*Exercise requirements*
Quote the whole listing verbatim.
◆ ◆ ◆
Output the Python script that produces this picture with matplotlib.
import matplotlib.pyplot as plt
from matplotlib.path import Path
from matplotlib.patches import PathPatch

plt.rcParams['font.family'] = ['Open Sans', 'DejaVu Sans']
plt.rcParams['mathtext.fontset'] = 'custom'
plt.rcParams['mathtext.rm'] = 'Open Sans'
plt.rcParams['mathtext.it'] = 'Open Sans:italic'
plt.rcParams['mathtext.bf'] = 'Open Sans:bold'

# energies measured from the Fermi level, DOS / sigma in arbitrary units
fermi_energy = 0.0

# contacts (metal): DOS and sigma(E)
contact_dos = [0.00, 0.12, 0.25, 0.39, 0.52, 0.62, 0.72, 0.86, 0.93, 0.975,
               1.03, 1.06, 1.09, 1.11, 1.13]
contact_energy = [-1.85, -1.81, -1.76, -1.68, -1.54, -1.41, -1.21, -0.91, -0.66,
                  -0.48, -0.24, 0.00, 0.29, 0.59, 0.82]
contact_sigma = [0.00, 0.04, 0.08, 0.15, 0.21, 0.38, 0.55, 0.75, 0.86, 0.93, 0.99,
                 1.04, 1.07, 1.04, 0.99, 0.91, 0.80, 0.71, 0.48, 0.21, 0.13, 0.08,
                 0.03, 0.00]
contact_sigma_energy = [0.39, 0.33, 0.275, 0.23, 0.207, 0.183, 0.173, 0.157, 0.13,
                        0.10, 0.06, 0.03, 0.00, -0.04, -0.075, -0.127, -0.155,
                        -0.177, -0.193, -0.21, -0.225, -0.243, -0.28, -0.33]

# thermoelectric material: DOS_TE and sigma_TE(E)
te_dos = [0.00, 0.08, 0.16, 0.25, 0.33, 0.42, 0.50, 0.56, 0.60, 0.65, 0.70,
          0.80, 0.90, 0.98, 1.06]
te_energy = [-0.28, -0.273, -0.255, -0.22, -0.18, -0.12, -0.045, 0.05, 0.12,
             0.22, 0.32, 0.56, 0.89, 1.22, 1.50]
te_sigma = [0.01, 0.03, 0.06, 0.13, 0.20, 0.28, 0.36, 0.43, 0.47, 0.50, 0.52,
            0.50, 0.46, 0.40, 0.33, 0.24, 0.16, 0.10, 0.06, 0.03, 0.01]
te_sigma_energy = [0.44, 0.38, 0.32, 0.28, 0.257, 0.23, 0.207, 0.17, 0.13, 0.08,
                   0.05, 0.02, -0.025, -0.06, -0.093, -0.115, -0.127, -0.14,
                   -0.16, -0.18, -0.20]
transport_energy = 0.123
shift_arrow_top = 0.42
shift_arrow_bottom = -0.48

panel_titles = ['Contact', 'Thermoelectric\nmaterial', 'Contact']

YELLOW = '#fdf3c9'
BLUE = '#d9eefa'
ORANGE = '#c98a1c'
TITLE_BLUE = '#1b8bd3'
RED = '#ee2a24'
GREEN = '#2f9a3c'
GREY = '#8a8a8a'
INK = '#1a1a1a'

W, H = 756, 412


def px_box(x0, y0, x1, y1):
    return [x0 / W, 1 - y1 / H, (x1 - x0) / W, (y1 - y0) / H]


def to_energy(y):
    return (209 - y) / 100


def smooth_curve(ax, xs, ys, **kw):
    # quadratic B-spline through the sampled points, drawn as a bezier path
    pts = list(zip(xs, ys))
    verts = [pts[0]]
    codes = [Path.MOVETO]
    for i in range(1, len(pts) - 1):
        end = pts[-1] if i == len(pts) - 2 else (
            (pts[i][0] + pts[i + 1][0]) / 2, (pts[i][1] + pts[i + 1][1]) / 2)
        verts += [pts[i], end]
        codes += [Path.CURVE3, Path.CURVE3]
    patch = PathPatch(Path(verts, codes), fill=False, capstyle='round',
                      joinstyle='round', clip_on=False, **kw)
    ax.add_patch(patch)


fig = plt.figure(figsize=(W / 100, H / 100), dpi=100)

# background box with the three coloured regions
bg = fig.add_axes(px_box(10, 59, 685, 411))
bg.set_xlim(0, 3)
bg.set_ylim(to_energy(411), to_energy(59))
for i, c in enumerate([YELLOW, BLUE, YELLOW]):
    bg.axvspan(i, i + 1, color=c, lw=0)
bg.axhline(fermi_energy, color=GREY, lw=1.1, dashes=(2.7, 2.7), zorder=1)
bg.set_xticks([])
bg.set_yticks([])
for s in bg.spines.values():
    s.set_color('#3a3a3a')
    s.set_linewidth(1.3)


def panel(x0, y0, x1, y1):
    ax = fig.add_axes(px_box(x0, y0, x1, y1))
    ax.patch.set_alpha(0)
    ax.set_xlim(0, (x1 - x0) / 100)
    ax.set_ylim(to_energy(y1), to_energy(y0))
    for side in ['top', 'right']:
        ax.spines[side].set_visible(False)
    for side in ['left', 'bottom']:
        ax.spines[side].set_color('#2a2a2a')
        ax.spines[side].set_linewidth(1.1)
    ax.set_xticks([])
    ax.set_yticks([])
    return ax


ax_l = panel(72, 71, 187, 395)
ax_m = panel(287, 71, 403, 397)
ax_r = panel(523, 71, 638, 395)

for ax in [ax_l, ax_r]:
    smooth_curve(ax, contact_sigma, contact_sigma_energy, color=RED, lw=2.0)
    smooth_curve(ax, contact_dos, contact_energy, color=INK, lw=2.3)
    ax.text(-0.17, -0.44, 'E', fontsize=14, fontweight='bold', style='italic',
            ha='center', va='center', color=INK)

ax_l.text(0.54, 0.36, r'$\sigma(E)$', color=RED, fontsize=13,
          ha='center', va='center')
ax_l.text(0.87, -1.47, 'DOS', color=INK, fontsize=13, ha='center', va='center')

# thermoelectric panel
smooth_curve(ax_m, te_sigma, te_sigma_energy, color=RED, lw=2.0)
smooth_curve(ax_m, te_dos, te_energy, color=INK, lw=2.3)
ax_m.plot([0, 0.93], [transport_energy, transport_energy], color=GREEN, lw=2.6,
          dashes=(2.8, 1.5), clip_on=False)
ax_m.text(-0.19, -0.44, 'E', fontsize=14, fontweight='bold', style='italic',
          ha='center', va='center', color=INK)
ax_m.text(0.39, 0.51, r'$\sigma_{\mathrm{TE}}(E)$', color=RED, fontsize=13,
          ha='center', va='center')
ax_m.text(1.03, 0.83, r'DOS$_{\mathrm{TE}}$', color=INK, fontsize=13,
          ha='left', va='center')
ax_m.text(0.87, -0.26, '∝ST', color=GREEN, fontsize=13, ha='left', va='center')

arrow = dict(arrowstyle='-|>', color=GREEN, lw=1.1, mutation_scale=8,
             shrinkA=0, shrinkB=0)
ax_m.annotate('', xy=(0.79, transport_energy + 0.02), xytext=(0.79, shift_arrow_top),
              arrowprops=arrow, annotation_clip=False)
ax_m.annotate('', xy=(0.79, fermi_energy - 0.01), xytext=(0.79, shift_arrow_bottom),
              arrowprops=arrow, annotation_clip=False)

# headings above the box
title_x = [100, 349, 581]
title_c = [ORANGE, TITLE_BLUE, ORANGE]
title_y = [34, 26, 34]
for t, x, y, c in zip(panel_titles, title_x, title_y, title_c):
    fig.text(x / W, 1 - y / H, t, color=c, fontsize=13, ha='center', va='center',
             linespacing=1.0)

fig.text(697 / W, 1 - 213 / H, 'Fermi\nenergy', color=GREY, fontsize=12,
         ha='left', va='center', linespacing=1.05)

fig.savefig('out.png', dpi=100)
◆ ◆ ◆
*Written solution*
Output the Python script that produces this picture with matplotlib.
import matplotlib.pyplot as plt
from matplotlib.path import Path
from matplotlib.patches import PathPatch

plt.rcParams['font.family'] = ['Open Sans', 'DejaVu Sans']
plt.rcParams['mathtext.fontset'] = 'custom'
plt.rcParams['mathtext.rm'] = 'Open Sans'
plt.rcParams['mathtext.it'] = 'Open Sans:italic'
plt.rcParams['mathtext.bf'] = 'Open Sans:bold'

# energies measured from the Fermi level, DOS / sigma in arbitrary units
fermi_energy = 0.0

# contacts (metal): DOS and sigma(E)
contact_dos = [0.00, 0.12, 0.25, 0.39, 0.52, 0.62, 0.72, 0.86, 0.93, 0.975,
               1.03, 1.06, 1.09, 1.11, 1.13]
contact_energy = [-1.85, -1.81, -1.76, -1.68, -1.54, -1.41, -1.21, -0.91, -0.66,
                  -0.48, -0.24, 0.00, 0.29, 0.59, 0.82]
contact_sigma = [0.00, 0.04, 0.08, 0.15, 0.21, 0.38, 0.55, 0.75, 0.86, 0.93, 0.99,
                 1.04, 1.07, 1.04, 0.99, 0.91, 0.80, 0.71, 0.48, 0.21, 0.13, 0.08,
                 0.03, 0.00]
contact_sigma_energy = [0.39, 0.33, 0.275, 0.23, 0.207, 0.183, 0.173, 0.157, 0.13,
                        0.10, 0.06, 0.03, 0.00, -0.04, -0.075, -0.127, -0.155,
                        -0.177, -0.193, -0.21, -0.225, -0.243, -0.28, -0.33]

# thermoelectric material: DOS_TE and sigma_TE(E)
te_dos = [0.00, 0.08, 0.16, 0.25, 0.33, 0.42, 0.50, 0.56, 0.60, 0.65, 0.70,
          0.80, 0.90, 0.98, 1.06]
te_energy = [-0.28, -0.273, -0.255, -0.22, -0.18, -0.12, -0.045, 0.05, 0.12,
             0.22, 0.32, 0.56, 0.89, 1.22, 1.50]
te_sigma = [0.01, 0.03, 0.06, 0.13, 0.20, 0.28, 0.36, 0.43, 0.47, 0.50, 0.52,
            0.50, 0.46, 0.40, 0.33, 0.24, 0.16, 0.10, 0.06, 0.03, 0.01]
te_sigma_energy = [0.44, 0.38, 0.32, 0.28, 0.257, 0.23, 0.207, 0.17, 0.13, 0.08,
                   0.05, 0.02, -0.025, -0.06, -0.093, -0.115, -0.127, -0.14,
                   -0.16, -0.18, -0.20]
transport_energy = 0.123
shift_arrow_top = 0.42
shift_arrow_bottom = -0.48

panel_titles = ['Contact', 'Thermoelectric\nmaterial', 'Contact']

YELLOW = '#fdf3c9'
BLUE = '#d9eefa'
ORANGE = '#c98a1c'
TITLE_BLUE = '#1b8bd3'
RED = '#ee2a24'
GREEN = '#2f9a3c'
GREY = '#8a8a8a'
INK = '#1a1a1a'

W, H = 756, 412


def px_box(x0, y0, x1, y1):
    return [x0 / W, 1 - y1 / H, (x1 - x0) / W, (y1 - y0) / H]


def to_energy(y):
    return (209 - y) / 100


def smooth_curve(ax, xs, ys, **kw):
    # quadratic B-spline through the sampled points, drawn as a bezier path
    pts = list(zip(xs, ys))
    verts = [pts[0]]
    codes = [Path.MOVETO]
    for i in range(1, len(pts) - 1):
        end = pts[-1] if i == len(pts) - 2 else (
            (pts[i][0] + pts[i + 1][0]) / 2, (pts[i][1] + pts[i + 1][1]) / 2)
        verts += [pts[i], end]
        codes += [Path.CURVE3, Path.CURVE3]
    patch = PathPatch(Path(verts, codes), fill=False, capstyle='round',
                      joinstyle='round', clip_on=False, **kw)
    ax.add_patch(patch)


fig = plt.figure(figsize=(W / 100, H / 100), dpi=100)

# background box with the three coloured regions
bg = fig.add_axes(px_box(10, 59, 685, 411))
bg.set_xlim(0, 3)
bg.set_ylim(to_energy(411), to_energy(59))
for i, c in enumerate([YELLOW, BLUE, YELLOW]):
    bg.axvspan(i, i + 1, color=c, lw=0)
bg.axhline(fermi_energy, color=GREY, lw=1.1, dashes=(2.7, 2.7), zorder=1)
bg.set_xticks([])
bg.set_yticks([])
for s in bg.spines.values():
    s.set_color('#3a3a3a')
    s.set_linewidth(1.3)


def panel(x0, y0, x1, y1):
    ax = fig.add_axes(px_box(x0, y0, x1, y1))
    ax.patch.set_alpha(0)
    ax.set_xlim(0, (x1 - x0) / 100)
    ax.set_ylim(to_energy(y1), to_energy(y0))
    for side in ['top', 'right']:
        ax.spines[side].set_visible(False)
    for side in ['left', 'bottom']:
        ax.spines[side].set_color('#2a2a2a')
        ax.spines[side].set_linewidth(1.1)
    ax.set_xticks([])
    ax.set_yticks([])
    return ax


ax_l = panel(72, 71, 187, 395)
ax_m = panel(287, 71, 403, 397)
ax_r = panel(523, 71, 638, 395)

for ax in [ax_l, ax_r]:
    smooth_curve(ax, contact_sigma, contact_sigma_energy, color=RED, lw=2.0)
    smooth_curve(ax, contact_dos, contact_energy, color=INK, lw=2.3)
    ax.text(-0.17, -0.44, 'E', fontsize=14, fontweight='bold', style='italic',
            ha='center', va='center', color=INK)

ax_l.text(0.54, 0.36, r'$\sigma(E)$', color=RED, fontsize=13,
          ha='center', va='center')
ax_l.text(0.87, -1.47, 'DOS', color=INK, fontsize=13, ha='center', va='center')

# thermoelectric panel
smooth_curve(ax_m, te_sigma, te_sigma_energy, color=RED, lw=2.0)
smooth_curve(ax_m, te_dos, te_energy, color=INK, lw=2.3)
ax_m.plot([0, 0.93], [transport_energy, transport_energy], color=GREEN, lw=2.6,
          dashes=(2.8, 1.5), clip_on=False)
ax_m.text(-0.19, -0.44, 'E', fontsize=14, fontweight='bold', style='italic',
          ha='center', va='center', color=INK)
ax_m.text(0.39, 0.51, r'$\sigma_{\mathrm{TE}}(E)$', color=RED, fontsize=13,
          ha='center', va='center')
ax_m.text(1.03, 0.83, r'DOS$_{\mathrm{TE}}$', color=INK, fontsize=13,
          ha='left', va='center')
ax_m.text(0.87, -0.26, '∝ST', color=GREEN, fontsize=13, ha='left', va='center')

arrow = dict(arrowstyle='-|>', color=GREEN, lw=1.1, mutation_scale=8,
             shrinkA=0, shrinkB=0)
ax_m.annotate('', xy=(0.79, transport_energy + 0.02), xytext=(0.79, shift_arrow_top),
              arrowprops=arrow, annotation_clip=False)
ax_m.annotate('', xy=(0.79, fermi_energy - 0.01), xytext=(0.79, shift_arrow_bottom),
              arrowprops=arrow, annotation_clip=False)

# headings above the box
title_x = [100, 349, 581]
title_c = [ORANGE, TITLE_BLUE, ORANGE]
title_y = [34, 26, 34]
for t, x, y, c in zip(panel_titles, title_x, title_y, title_c):
    fig.text(x / W, 1 - y / H, t, color=c, fontsize=13, ha='center', va='center',
             linespacing=1.0)

fig.text(697 / W, 1 - 213 / H, 'Fermi\nenergy', color=GREY, fontsize=12,
         ha='left', va='center', linespacing=1.05)

fig.savefig('out.png', dpi=100)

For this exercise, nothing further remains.